Arcane is located at 2 South King Street, a bustling, up and coming area of bars & restaurants, and is the brainchild of owners Mark Taylor and Gary Kilroy.
The word ARCANE is defined as meaning “hidden, mysterious and understood by few”. The location and design of the venue goes a long way in describing what the owners were looking for and it takes a bold step away from the areas many concept bars.
The demise is found in the basement of the historic Queens Chambers building and boasts Grade II Listed features throughout, which the owners wanted to retain wherever possible. “The building is very old and the brickwork needed an awful lot of restoration to bring it back to life,” said co owner Mark, “this was key for us in our idea to develop a relaxed, unpretentious atmosphere where we can concentrate on our concoctions, products and service, and allow our guests to really enjoy themselves.”

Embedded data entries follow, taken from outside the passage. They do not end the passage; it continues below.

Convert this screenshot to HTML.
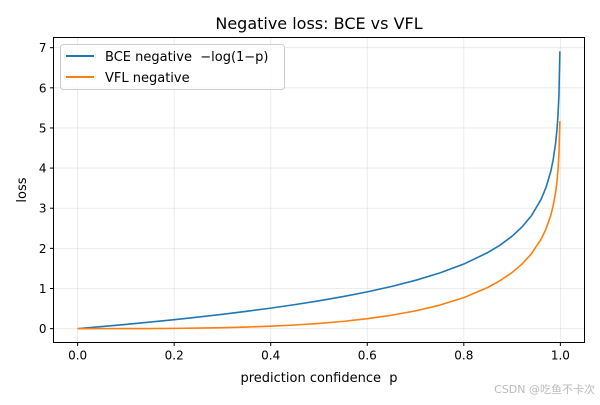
<!DOCTYPE html>
<html><head><meta charset="utf-8"><style>
body{margin:0;background:#fff;}
svg text{font-family:"DejaVu Sans","Liberation Sans","Noto Sans CJK SC",sans-serif;white-space:pre;}
</style></head><body>
<svg id="chart" width="600" height="400" xmlns="http://www.w3.org/2000/svg" xml:space="preserve">
<rect width="600" height="400" fill="#fff"/>
<text x="319" y="29" text-anchor="middle" font-size="16">Negative loss: BCE vs VFL</text>
<g id="grid"></g>
<g id="series"></g>
<rect x="53.5" y="37.5" width="531" height="305" fill="none" stroke="#000" stroke-width="1"/>
<g id="ticks"></g>
<text x="319" y="382" text-anchor="middle" font-size="13">prediction confidence  p</text>
<text transform="translate(26,190) rotate(-90)" text-anchor="middle" font-size="13">loss</text>
<g>
<rect x="60.5" y="44.5" width="224" height="45" rx="3" fill="#fff" fill-opacity="0.8" stroke="#ccc"/>
<line x1="66" y1="56" x2="94" y2="56" stroke="#1f77b4" stroke-width="2"/>
<text x="105" y="61" font-size="13">BCE negative  −log(1−p)</text>
<line x1="66" y1="77" x2="94" y2="77" stroke="#ff7f0e" stroke-width="2"/>
<text x="105" y="82" font-size="13">VFL negative</text>
</g>
<text x="595" y="393" text-anchor="end" font-size="11" fill="#bbb">CSDN @吃鱼不卡次</text>
</svg>
<script>
const pValues=[0,0.05,0.1,0.15,0.2,0.25,0.3,0.35,0.4,0.45,0.5,0.55,0.6,0.65,0.7,0.75,0.8,0.85,0.875,0.9,0.92,0.94,0.96,0.97,0.98,0.985,0.99,0.993,0.995,0.997,0.999];
const bceValues=[0,0.051,0.105,0.163,0.223,0.288,0.357,0.431,0.511,0.598,0.693,0.799,0.916,1.050,1.204,1.386,1.609,1.897,2.079,2.303,2.526,2.813,3.219,3.507,3.912,4.200,4.605,4.962,5.298,5.809,6.908];
const vflValues=[0,0.0001,0.0008,0.0028,0.0067,0.0135,0.0241,0.0396,0.0613,0.0908,0.130,0.181,0.247,0.333,0.442,0.585,0.772,1.028,1.194,1.399,1.603,1.864,2.225,2.475,2.818,3.056,3.385,3.669,3.934,4.331,5.171];
const xTicks=[0,0.2,0.4,0.6,0.8,1.0];
const xTickLabels=["0.0","0.2","0.4","0.6","0.8","1.0"];
const yTicks=[0,1,2,3,4,5,6,7];
const yTickLabels=["0","1","2","3","4","5","6","7"];
const NS="http://www.w3.org/2000/svg";
const L=53.5,R=584.5,T=37.5,B=342.5;
const xmin=-0.05,xmax=1.05;
const ymax=Math.max(...bceValues);
const ymin=-0.05*ymax, ytop=ymax*1.05;
const sx=v=>L+(v-xmin)/(xmax-xmin)*(R-L);
const sy=v=>B-(v-ymin)/(ytop-ymin)*(B-T);
const grid=document.getElementById('grid'),ticks=document.getElementById('ticks'),ser=document.getElementById('series');
function mk(tag,attrs,parent){const e=document.createElementNS(NS,tag);for(const k in attrs)e.setAttribute(k,attrs[k]);parent.appendChild(e);return e;}
xTicks.forEach((v,i)=>{
 const x=sx(v);
 const g=mk('line',{x1:x,x2:x,y1:T,y2:B,stroke:'#b0b0b0','stroke-opacity':0.3,'stroke-width':0.8},grid);
 
 
 mk('line',{x1:x,x2:x,y1:B,y2:B+3.5,stroke:'#000'},ticks);
 const t=mk('text',{x:x,y:B+17,'text-anchor':'middle','font-size':12},ticks);
 
 
 t.textContent=xTickLabels[i];
});
yTicks.forEach((v,i)=>{
 const y=sy(v);
 const g=mk('line',{x1:L,x2:R,y1:y,y2:y,stroke:'#b0b0b0','stroke-opacity':0.3,'stroke-width':0.8},grid);
 
 
 mk('line',{x1:L-3.5,x2:L,y1:y,y2:y,stroke:'#000'},ticks);
 const t=mk('text',{x:L-7,y:y+4.5,'text-anchor':'end','font-size':12},ticks);
 
 
 t.textContent=yTickLabels[i];
});
function line(vals,color,name){
 const d=pValues.map((p,i)=>(i?'L':'M')+sx(p).toFixed(2)+','+sy(vals[i]).toFixed(2)).join('');
 const e=mk('path',{d:d,fill:'none',stroke:color,'stroke-width':1.6,'stroke-linejoin':'round'},ser);
 
 
}
line(bceValues,'#1f77b4','bce-line');
line(vflValues,'#ff7f0e','vfl-line');
</script>
</body></html>
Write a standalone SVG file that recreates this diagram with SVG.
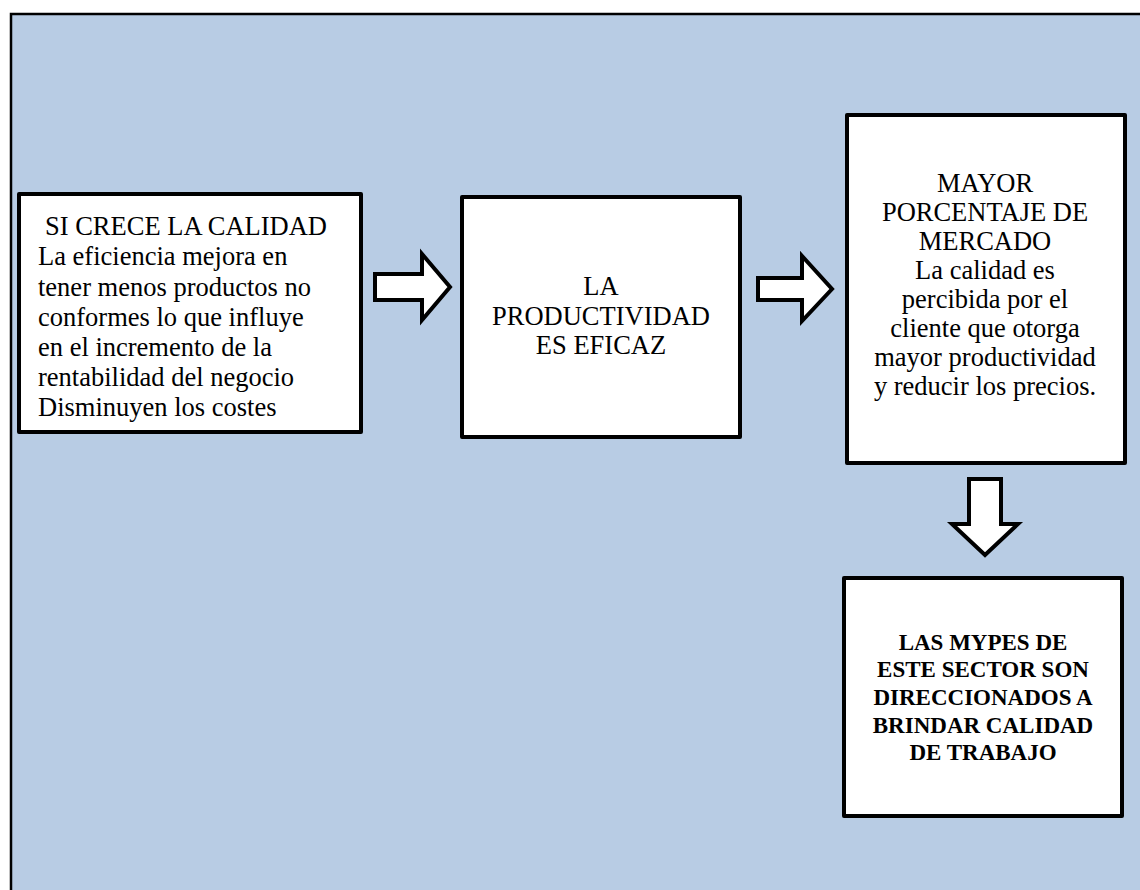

For the owners, who have been friends for nigh on 30 years, this has been a lifelong ambition in the making. “It’s something Mark and I have talked about since I can remember,” said co owner Gary “so for us to be doing this is literally a dream come true! We’ve both worked in and around Manchester City Centre for about 15 years, so we know the area very well and feel that we can offer some extra qualities to Manchester’s bar frequenters. Great products and fantastic service go a long way and in an age where concept bars are rife, what’s wrong with just being a great bar?”
Mark and Gary are joined by bar manager Andrew Gray, recently part of Apotheca and Bakerie teams. “For those who know him, I think they will agree he oozes positivity and brings a fantastic creative influence with his ideas” said Mark, “and the three of us cannot wait to get ARCANE open and be part of Manchester’s vibrant bar scene.”
The bar has built a core team of dedicated bar tenders who first and foremost have a passion for their line of work and delivering a high standard of customer service skills. “Ingenuity and creativity in what you offer, and humility to ignore the status quo and offer any drinks in any way that the customer desires it to be served”.